Habitué des conférences internationales, M. Bongo a été félicité pour ses efforts de conservation visant à protéger les forêts tropicales peuplées d’éléphants, de gorilles et de chimpanzés, et à sauvegarder les zones marines sensibles, vulnérables à la sur-pêche.
Ces dernières années, il a également tenté de monétiser les forêts, en proposant des crédits carbone d’une valeur potentielle de plusieurs milliards de dollars à des entreprises et des gouvernements étrangers.
Le pétrole du Gabon en fait l’une des nations les plus riches d’Afrique par habitant, mais la plupart des gens sont désespérément pauvres. Selon la Banque mondiale, près de 40 % des personnes âgées de 15 à 24 ans sont au chômage.
L’organisme de surveillance de la corruption Transparency International attribue au Gabon une note de 29 sur 100, ce qui est mieux que son voisin, la Guinée équatoriale, mais légèrement moins bien que la note moyenne de 32 pour l’Afrique subsaharienne.

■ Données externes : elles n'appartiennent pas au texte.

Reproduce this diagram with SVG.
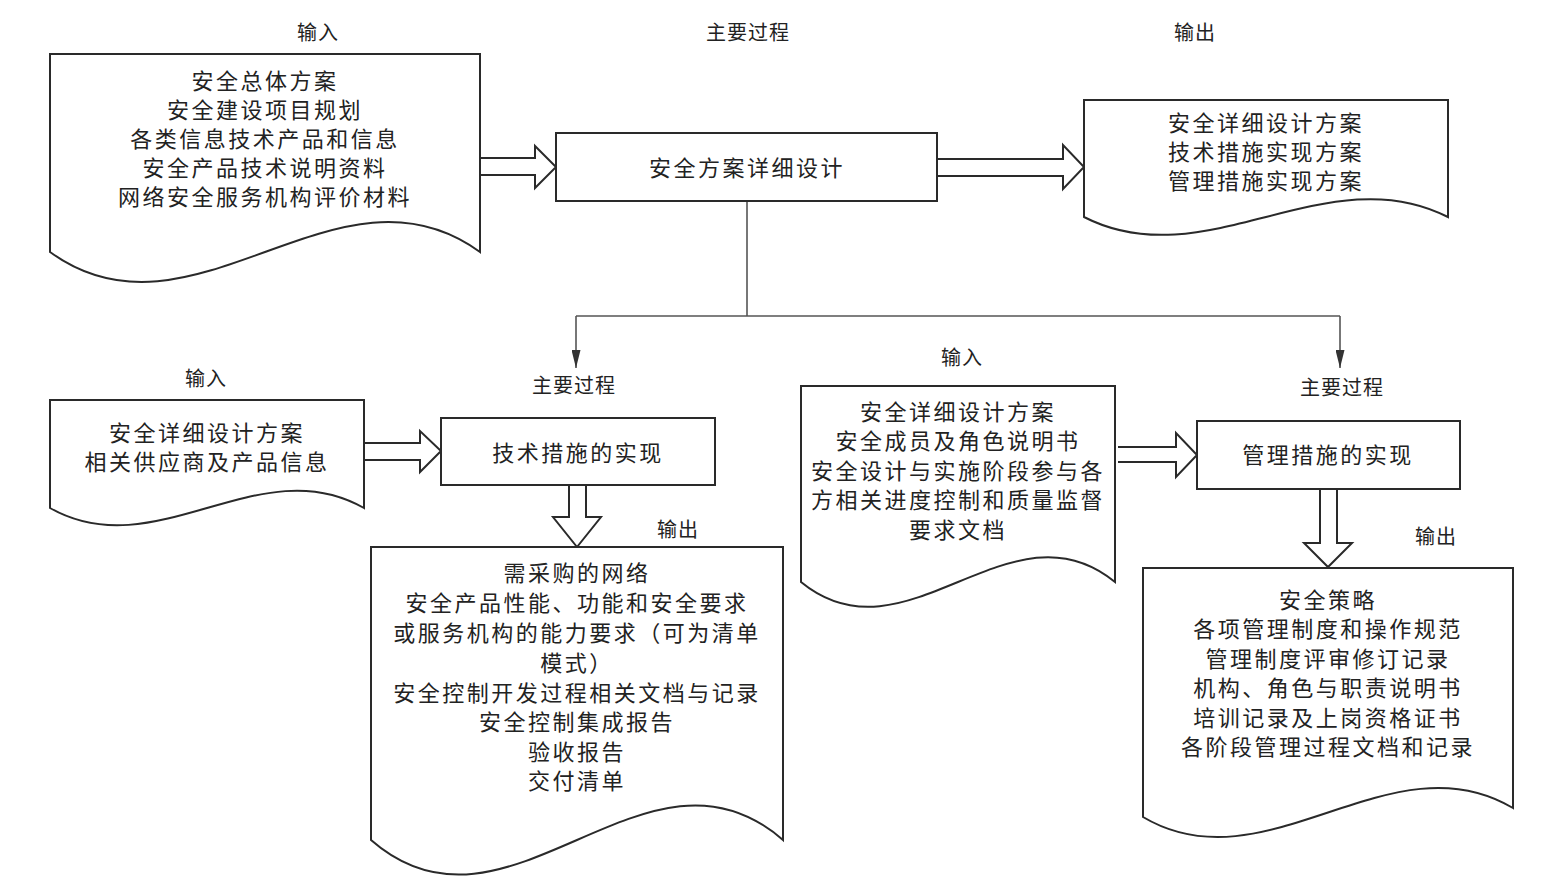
<svg xmlns="http://www.w3.org/2000/svg" width="1544" height="882" viewBox="0 0 1544 882">
<style>
.shape{fill:#fff;stroke:#2a2a2a;stroke-width:2;stroke-linejoin:miter}
.harrow{fill:#fff;stroke:#2a2a2a;stroke-width:2;stroke-linejoin:miter}
.conn{fill:none;stroke:#555;stroke-width:1.6}
.t{font-family:"Liberation Sans","Noto Sans CJK SC",sans-serif;font-size:22px;fill:#222;text-anchor:middle;dominant-baseline:central;letter-spacing:2.5px}
.lbl{font-family:"Liberation Sans","Noto Sans CJK SC",sans-serif;font-size:20px;fill:#222;text-anchor:middle;dominant-baseline:central;letter-spacing:1px}
</style>
<defs>
<marker id="ah" viewBox="0 0 20 10" refX="20" refY="5" markerWidth="18" markerHeight="9" markerUnits="userSpaceOnUse" orient="auto">
<path d="M0,0 L20,5 L0,10 Z" fill="#333"/>
</marker>
</defs>
<rect width="1544" height="882" fill="#fff"/>

<g id="labels">
<text class="lbl" x="318" y="33">输入</text>
<text class="lbl" x="748" y="33">主要过程</text>
<text class="lbl" x="1195" y="33">输出</text>
<text class="lbl" x="206" y="379">输入</text>
<text class="lbl" x="574" y="386">主要过程</text>
<text class="lbl" x="678" y="530">输出</text>
<text class="lbl" x="962" y="358">输入</text>
<text class="lbl" x="1342" y="388">主要过程</text>
<text class="lbl" x="1436" y="537">输出</text>
</g>

<g id="connectors">
<path class="harrow" d="M480,158 H535 V146 L556,167 L535,188 V175 H480"/>
<path class="harrow" d="M937,159 H1063 V145 L1084,167 L1063,189 V176 H937"/>
<path class="harrow" d="M364,443 H420 V431 L441,451 L420,472 V460 H364"/>
<path class="harrow" d="M1118,447 H1176 V433 L1197,455 L1176,477 V462 H1118"/>
<path class="harrow" d="M569,485 V517 H553 L577,547 L601,517 H586 V485"/>
<path class="harrow" d="M1320,489 V543 H1304 L1328,567 L1352,543 H1337 V489"/>
<path class="conn" d="M747,201 V316"/>
<path class="conn" d="M576,316 H1340"/>
<path class="conn" d="M576,316 V368" marker-end="url(#ah)"/>
<path class="conn" d="M1340,316 V368" marker-end="url(#ah)"/>
</g>

<g id="doc-input-1">
<path class="shape" d="M50,54 H480 V252 C337,148 193,356 50,252 Z"/>
<text class="t" x="265" y="81">安全总体方案</text>
<text class="t" x="265" y="110">安全建设项目规划</text>
<text class="t" x="265" y="139">各类信息技术产品和信息</text>
<text class="t" x="265" y="168">安全产品技术说明资料</text>
<text class="t" x="265" y="197">网络安全服务机构评价材料</text>
</g>

<g id="proc-main">
<rect class="shape" x="556" y="133" width="381" height="68"/>
<text class="t" x="747" y="168">安全方案详细设计</text>
</g>

<g id="doc-output-1">
<path class="shape" d="M1084,100 H1448 V217 C1327,155 1205,279 1084,217 Z"/>
<text class="t" x="1266" y="123">安全详细设计方案</text>
<text class="t" x="1266" y="152">技术措施实现方案</text>
<text class="t" x="1266" y="181">管理措施实现方案</text>
</g>

<g id="doc-input-2">
<path class="shape" d="M50,400 H364 V508 C259,448 155,568 50,508 Z"/>
<text class="t" x="207" y="433">安全详细设计方案</text>
<text class="t" x="207" y="462">相关供应商及产品信息</text>
</g>

<g id="proc-tech">
<rect class="shape" x="441" y="418" width="274" height="67"/>
<text class="t" x="578" y="453">技术措施的实现</text>
</g>

<g id="doc-output-2">
<path class="shape" d="M371,547 H783 V840 C646,720 508,960 371,840 Z"/>
<text class="t" x="577" y="573">需采购的网络</text>
<text class="t" x="577" y="603">安全产品性能、功能和安全要求</text>
<text class="t" x="577" y="633">或服务机构的能力要求（可为清单</text>
<text class="t" x="577" y="663">模式）</text>
<text class="t" x="577" y="693">安全控制开发过程相关文档与记录</text>
<text class="t" x="577" y="722">安全控制集成报告</text>
<text class="t" x="577" y="752">验收报告</text>
<text class="t" x="577" y="781">交付清单</text>
</g>

<g id="doc-input-3">
<path class="shape" d="M801,386 H1115 V582 C1010,496 906,668 801,582 Z"/>
<text class="t" x="958" y="412">安全详细设计方案</text>
<text class="t" x="958" y="441">安全成员及角色说明书</text>
<text class="t" x="958" y="471">安全设计与实施阶段参与各</text>
<text class="t" x="958" y="500">方相关进度控制和质量监督</text>
<text class="t" x="958" y="530">要求文档</text>
</g>

<g id="proc-mgmt">
<rect class="shape" x="1197" y="421" width="263" height="68"/>
<text class="t" x="1328" y="455">管理措施的实现</text>
</g>

<g id="doc-output-3">
<path class="shape" d="M1143,568 H1513 V808 C1390,735 1266,890 1143,817 Z"/>
<text class="t" x="1328" y="600">安全策略</text>
<text class="t" x="1328" y="629">各项管理制度和操作规范</text>
<text class="t" x="1328" y="659">管理制度评审修订记录</text>
<text class="t" x="1328" y="688">机构、角色与职责说明书</text>
<text class="t" x="1328" y="718">培训记录及上岗资格证书</text>
<text class="t" x="1328" y="747">各阶段管理过程文档和记录</text>
</g>
</svg>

Il n’est pas certain que ce score change sous une junte militaire. En 2020, le Projet sur le crime organisé et la corruption a identifié le général Oligui comme l’un des nombreux membres de la famille Bongo qui ont acheté des propriétés avec de l’argent liquide dans la région de Washington D.C., probablement en utilisant les produits de la corruption.